- Instructions for the task
Output each line exactly as it appears, skipping any embedded picture.

###

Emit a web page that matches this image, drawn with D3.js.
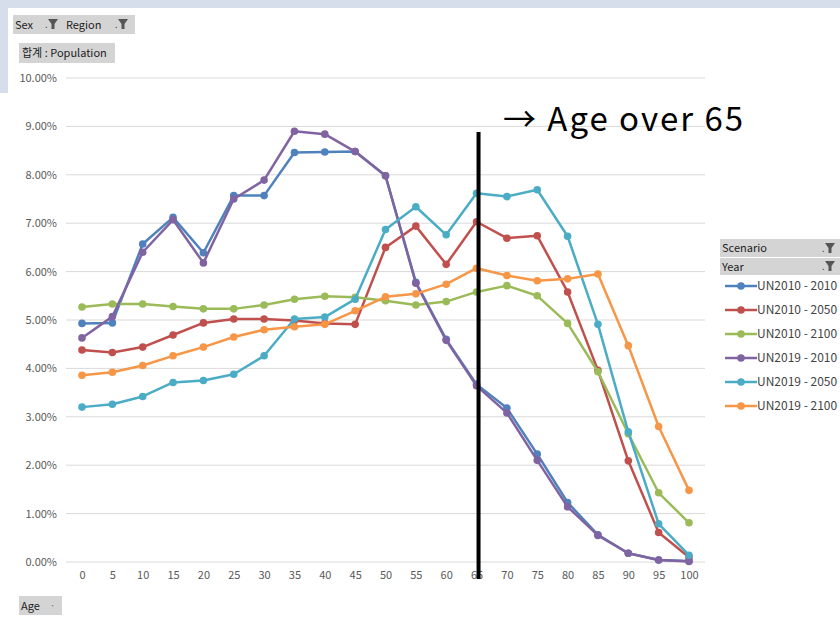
<!DOCTYPE html>
<html><head><meta charset="utf-8">
<script src="https://cdn.jsdelivr.net/npm/d3@7"></script>
<style>
body{margin:0;background:#fff;}
text{font-family:"Noto Sans CJK KR","Noto Sans",sans-serif;}
</style></head><body>
<svg id="chart" width="840" height="618"></svg>
<script>
const ages = [0,5,10,15,20,25,30,35,40,45,50,55,60,65,70,75,80,85,90,95,100];
const seriesNames = ["UN2010 - 2010","UN2010 - 2050","UN2010 - 2100","UN2019 - 2010","UN2019 - 2050","UN2019 - 2100"];
const seriesColors = ["#4F81BD","#C0504D","#9BBB59","#8064A2","#4BACC6","#F79646"];
const un2010_2010 = [4.93,4.94,6.57,7.12,6.39,7.57,7.57,8.46,8.47,8.48,7.98,5.78,4.60,3.67,3.18,2.23,1.23,0.56,0.18,0.04,0.02];
const un2010_2050 = [4.38,4.33,4.44,4.69,4.94,5.02,5.02,4.99,4.93,4.91,6.50,6.94,6.15,7.03,6.69,6.74,5.58,3.96,2.09,0.61,0.10];
const un2010_2100 = [5.27,5.33,5.33,5.28,5.23,5.23,5.31,5.43,5.49,5.47,5.40,5.31,5.38,5.58,5.71,5.50,4.93,3.93,2.65,1.43,0.81];
const un2019_2010 = [4.63,5.07,6.40,7.07,6.18,7.50,7.89,8.90,8.84,8.48,7.98,5.76,4.58,3.64,3.08,2.10,1.14,0.55,0.18,0.04,0.01];
const un2019_2050 = [3.20,3.26,3.42,3.71,3.75,3.88,4.26,5.02,5.06,5.43,6.87,7.34,6.76,7.62,7.55,7.69,6.73,4.91,2.69,0.79,0.14];
const un2019_2100 = [3.86,3.92,4.06,4.26,4.44,4.65,4.80,4.86,4.91,5.19,5.48,5.54,5.74,6.07,5.92,5.81,5.85,5.95,4.47,2.80,1.48];
const allSeries = [un2010_2010,un2010_2050,un2010_2100,un2019_2010,un2019_2050,un2019_2100];
const yTicks = [0,1,2,3,4,5,6,7,8,9,10];

const svg = d3.select("#chart");
// background frame
svg.append("rect").attr("x",0).attr("y",0).attr("width",840).attr("height",8).attr("fill","#d6deec");
svg.append("rect").attr("x",0).attr("y",0).attr("width",8).attr("height",93).attr("fill","#d6deec");

const x = d3.scalePoint().domain(ages).range([82,689]);
const y = d3.scaleLinear().domain([0,10]).range([562,78]);

// gridlines
svg.append("g").selectAll("line").data(yTicks).join("line")
  .attr("x1",66).attr("x2",705).attr("y1",d=>y(d)).attr("y2",d=>y(d))
  .attr("stroke","#d9d9d9").attr("stroke-width",1);

// y axis labels
const yAxis = d3.axisLeft(y).tickValues(yTicks).tickFormat(d=>d.toFixed(2)+"%").tickSize(0).tickPadding(0);
const gy = svg.append("g").attr("transform","translate(57,0)").call(yAxis);
gy.select(".domain").remove();
gy.selectAll("text").attr("fill","#595959").attr("font-size",11).style("font-family","'Noto Sans CJK KR',sans-serif");

// x axis labels
const xAxis = d3.axisBottom(x).tickSize(0).tickPadding(0);
const gx = svg.append("g").attr("transform","translate(0,571)").call(xAxis);
gx.select(".domain").remove();
gx.selectAll("text").attr("fill","#595959").attr("font-size",11).style("font-family","'Noto Sans CJK KR',sans-serif");

// series
const line = d3.line().x((d,i)=>x(ages[i])).y(d=>y(d));
allSeries.forEach((s,k)=>{
  const g = svg.append("g");
  g.append("path").datum(s).attr("d",line).attr("fill","none")
    .attr("stroke",seriesColors[k]).attr("stroke-width",2.5).attr("stroke-linejoin","round");
  g.selectAll("circle").data(s).join("circle")
    .attr("cx",(d,i)=>x(ages[i])).attr("cy",d=>y(d)).attr("r",3.8).attr("fill",seriesColors[k]);
});

// vertical marker line at 65
svg.append("line").attr("x1",x(65)+2).attr("x2",x(65)+2).attr("y1",132).attr("y2",579)
  .attr("stroke","#000").attr("stroke-width",4);
svg.append("text").attr("x",503).attr("y",131).attr("font-size",33).attr("fill","#000")
  .attr("textLength",240).attr("lengthAdjust","spacing")
  .style("font-family","'Noto Sans CJK KR',sans-serif").text("\u2192 Age over 65");

// filter buttons
function button(x0,y0,w,h,label){
  svg.append("rect").attr("x",x0).attr("y",y0).attr("width",w).attr("height",h).attr("fill","#d4d4d4");
  svg.append("text").attr("x",x0+3).attr("y",y0+h/2+4).attr("font-size",11).attr("fill","#222").text(label);
}
function funnel(cx,cy){
  svg.append("text").attr("x",cx-8).attr("y",cy+4).attr("font-size",9).attr("fill","#444").text(".");
  svg.append("path").attr("d",`M${cx-5},${cy-5}L${cx+5},${cy-5}L${cx+1.5},${cy}L${cx+1.5},${cy+5}L${cx-1.5},${cy+5}L${cx-1.5},${cy}Z`).attr("fill","#555");
}
svg.append("rect").attr("x",13).attr("y",15).attr("width",122).attr("height",19).attr("fill","#d4d4d4");
svg.append("text").attr("x",15).attr("y",29).attr("font-size",11).attr("fill","#222").text("Sex");
funnel(53,24);
svg.append("text").attr("x",66).attr("y",29).attr("font-size",11).attr("fill","#222").text("Region");
funnel(123,24);
button(19,43,96,20,"합계 : Population");
svg.append("rect").attr("x",19).attr("y",596).attr("width",43).attr("height",19).attr("fill","#d4d4d4");
svg.append("text").attr("x",21).attr("y",610).attr("font-size",11).attr("fill","#222").text("Age");
svg.append("text").attr("x",50).attr("y",609).attr("font-size",9).attr("fill","#666").text("·");

// legend
svg.append("rect").attr("x",720).attr("y",239).attr("width",120).attr("height",18).attr("fill","#d4d4d4");
svg.append("text").attr("x",722).attr("y",252).attr("font-size",11).attr("fill","#222").text("Scenario");
funnel(830,248);
svg.append("rect").attr("x",720).attr("y",258).attr("width",120).attr("height",17).attr("fill","#d4d4d4");
svg.append("text").attr("x",722).attr("y",271).attr("font-size",11).attr("fill","#222").text("Year");
funnel(830,266);
const leg = svg.append("g");
seriesNames.forEach((n,k)=>{
  const yy = 286 + k*24;
  leg.append("line").attr("x1",725).attr("x2",757).attr("y1",yy).attr("y2",yy).attr("stroke",seriesColors[k]).attr("stroke-width",2.5);
  leg.append("circle").attr("cx",741).attr("cy",yy).attr("r",3.8).attr("fill",seriesColors[k]);
  leg.append("text").attr("x",757).attr("y",yy+4).attr("font-size",12).attr("fill","#444").text(n);
});
</script></body></html>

###

- Task output
Emit a web page that matches this image, drawn with D3.js.
<!DOCTYPE html>
<html><head><meta charset="utf-8">
<script src="https://cdn.jsdelivr.net/npm/d3@7"></script>
<style>
body{margin:0;background:#fff;}
text{font-family:"Noto Sans CJK KR","Noto Sans",sans-serif;}
</style></head><body>
<svg id="chart" width="840" height="618"></svg>
<script>
const ages = [0,5,10,15,20,25,30,35,40,45,50,55,60,65,70,75,80,85,90,95,100];
const seriesNames = ["UN2010 - 2010","UN2010 - 2050","UN2010 - 2100","UN2019 - 2010","UN2019 - 2050","UN2019 - 2100"];
const seriesColors = ["#4F81BD","#C0504D","#9BBB59","#8064A2","#4BACC6","#F79646"];
const un2010_2010 = [4.93,4.94,6.57,7.12,6.39,7.57,7.57,8.46,8.47,8.48,7.98,5.78,4.60,3.67,3.18,2.23,1.23,0.56,0.18,0.04,0.02];
const un2010_2050 = [4.38,4.33,4.44,4.69,4.94,5.02,5.02,4.99,4.93,4.91,6.50,6.94,6.15,7.03,6.69,6.74,5.58,3.96,2.09,0.61,0.10];
const un2010_2100 = [5.27,5.33,5.33,5.28,5.23,5.23,5.31,5.43,5.49,5.47,5.40,5.31,5.38,5.58,5.71,5.50,4.93,3.93,2.65,1.43,0.81];
const un2019_2010 = [4.63,5.07,6.40,7.07,6.18,7.50,7.89,8.90,8.84,8.48,7.98,5.76,4.58,3.64,3.08,2.10,1.14,0.55,0.18,0.04,0.01];
const un2019_2050 = [3.20,3.26,3.42,3.71,3.75,3.88,4.26,5.02,5.06,5.43,6.87,7.34,6.76,7.62,7.55,7.69,6.73,4.91,2.69,0.79,0.14];
const un2019_2100 = [3.86,3.92,4.06,4.26,4.44,4.65,4.80,4.86,4.91,5.19,5.48,5.54,5.74,6.07,5.92,5.81,5.85,5.95,4.47,2.80,1.48];
const allSeries = [un2010_2010,un2010_2050,un2010_2100,un2019_2010,un2019_2050,un2019_2100];
const yTicks = [0,1,2,3,4,5,6,7,8,9,10];

const svg = d3.select("#chart");
// background frame
svg.append("rect").attr("x",0).attr("y",0).attr("width",840).attr("height",8).attr("fill","#d6deec");
svg.append("rect").attr("x",0).attr("y",0).attr("width",8).attr("height",93).attr("fill","#d6deec");

const x = d3.scalePoint().domain(ages).range([82,689]);
const y = d3.scaleLinear().domain([0,10]).range([562,78]);

// gridlines
svg.append("g").selectAll("line").data(yTicks).join("line")
  .attr("x1",66).attr("x2",705).attr("y1",d=>y(d)).attr("y2",d=>y(d))
  .attr("stroke","#d9d9d9").attr("stroke-width",1);

// y axis labels
const yAxis = d3.axisLeft(y).tickValues(yTicks).tickFormat(d=>d.toFixed(2)+"%").tickSize(0).tickPadding(0);
const gy = svg.append("g").attr("transform","translate(57,0)").call(yAxis);
gy.select(".domain").remove();
gy.selectAll("text").attr("fill","#595959").attr("font-size",11).style("font-family","'Noto Sans CJK KR',sans-serif");

// x axis labels
const xAxis = d3.axisBottom(x).tickSize(0).tickPadding(0);
const gx = svg.append("g").attr("transform","translate(0,571)").call(xAxis);
gx.select(".domain").remove();
gx.selectAll("text").attr("fill","#595959").attr("font-size",11).style("font-family","'Noto Sans CJK KR',sans-serif");

// series
const line = d3.line().x((d,i)=>x(ages[i])).y(d=>y(d));
allSeries.forEach((s,k)=>{
  const g = svg.append("g");
  g.append("path").datum(s).attr("d",line).attr("fill","none")
    .attr("stroke",seriesColors[k]).attr("stroke-width",2.5).attr("stroke-linejoin","round");
  g.selectAll("circle").data(s).join("circle")
    .attr("cx",(d,i)=>x(ages[i])).attr("cy",d=>y(d)).attr("r",3.8).attr("fill",seriesColors[k]);
});

// vertical marker line at 65
svg.append("line").attr("x1",x(65)+2).attr("x2",x(65)+2).attr("y1",132).attr("y2",579)
  .attr("stroke","#000").attr("stroke-width",4);
svg.append("text").attr("x",503).attr("y",131).attr("font-size",33).attr("fill","#000")
  .attr("textLength",240).attr("lengthAdjust","spacing")
  .style("font-family","'Noto Sans CJK KR',sans-serif").text("\u2192 Age over 65");

// filter buttons
function button(x0,y0,w,h,label){
  svg.append("rect").attr("x",x0).attr("y",y0).attr("width",w).attr("height",h).attr("fill","#d4d4d4");
  svg.append("text").attr("x",x0+3).attr("y",y0+h/2+4).attr("font-size",11).attr("fill","#222").text(label);
}
function funnel(cx,cy){
  svg.append("text").attr("x",cx-8).attr("y",cy+4).attr("font-size",9).attr("fill","#444").text(".");
  svg.append("path").attr("d",`M${cx-5},${cy-5}L${cx+5},${cy-5}L${cx+1.5},${cy}L${cx+1.5},${cy+5}L${cx-1.5},${cy+5}L${cx-1.5},${cy}Z`).attr("fill","#555");
}
svg.append("rect").attr("x",13).attr("y",15).attr("width",122).attr("height",19).attr("fill","#d4d4d4");
svg.append("text").attr("x",15).attr("y",29).attr("font-size",11).attr("fill","#222").text("Sex");
funnel(53,24);
svg.append("text").attr("x",66).attr("y",29).attr("font-size",11).attr("fill","#222").text("Region");
funnel(123,24);
button(19,43,96,20,"합계 : Population");
svg.append("rect").attr("x",19).attr("y",596).attr("width",43).attr("height",19).attr("fill","#d4d4d4");
svg.append("text").attr("x",21).attr("y",610).attr("font-size",11).attr("fill","#222").text("Age");
svg.append("text").attr("x",50).attr("y",609).attr("font-size",9).attr("fill","#666").text("·");

// legend
svg.append("rect").attr("x",720).attr("y",239).attr("width",120).attr("height",18).attr("fill","#d4d4d4");
svg.append("text").attr("x",722).attr("y",252).attr("font-size",11).attr("fill","#222").text("Scenario");
funnel(830,248);
svg.append("rect").attr("x",720).attr("y",258).attr("width",120).attr("height",17).attr("fill","#d4d4d4");
svg.append("text").attr("x",722).attr("y",271).attr("font-size",11).attr("fill","#222").text("Year");
funnel(830,266);
const leg = svg.append("g");
seriesNames.forEach((n,k)=>{
  const yy = 286 + k*24;
  leg.append("line").attr("x1",725).attr("x2",757).attr("y1",yy).attr("y2",yy).attr("stroke",seriesColors[k]).attr("stroke-width",2.5);
  leg.append("circle").attr("cx",741).attr("cy",yy).attr("r",3.8).attr("fill",seriesColors[k]);
  leg.append("text").attr("x",757).attr("y",yy+4).attr("font-size",12).attr("fill","#444").text(n);
});
</script></body></html>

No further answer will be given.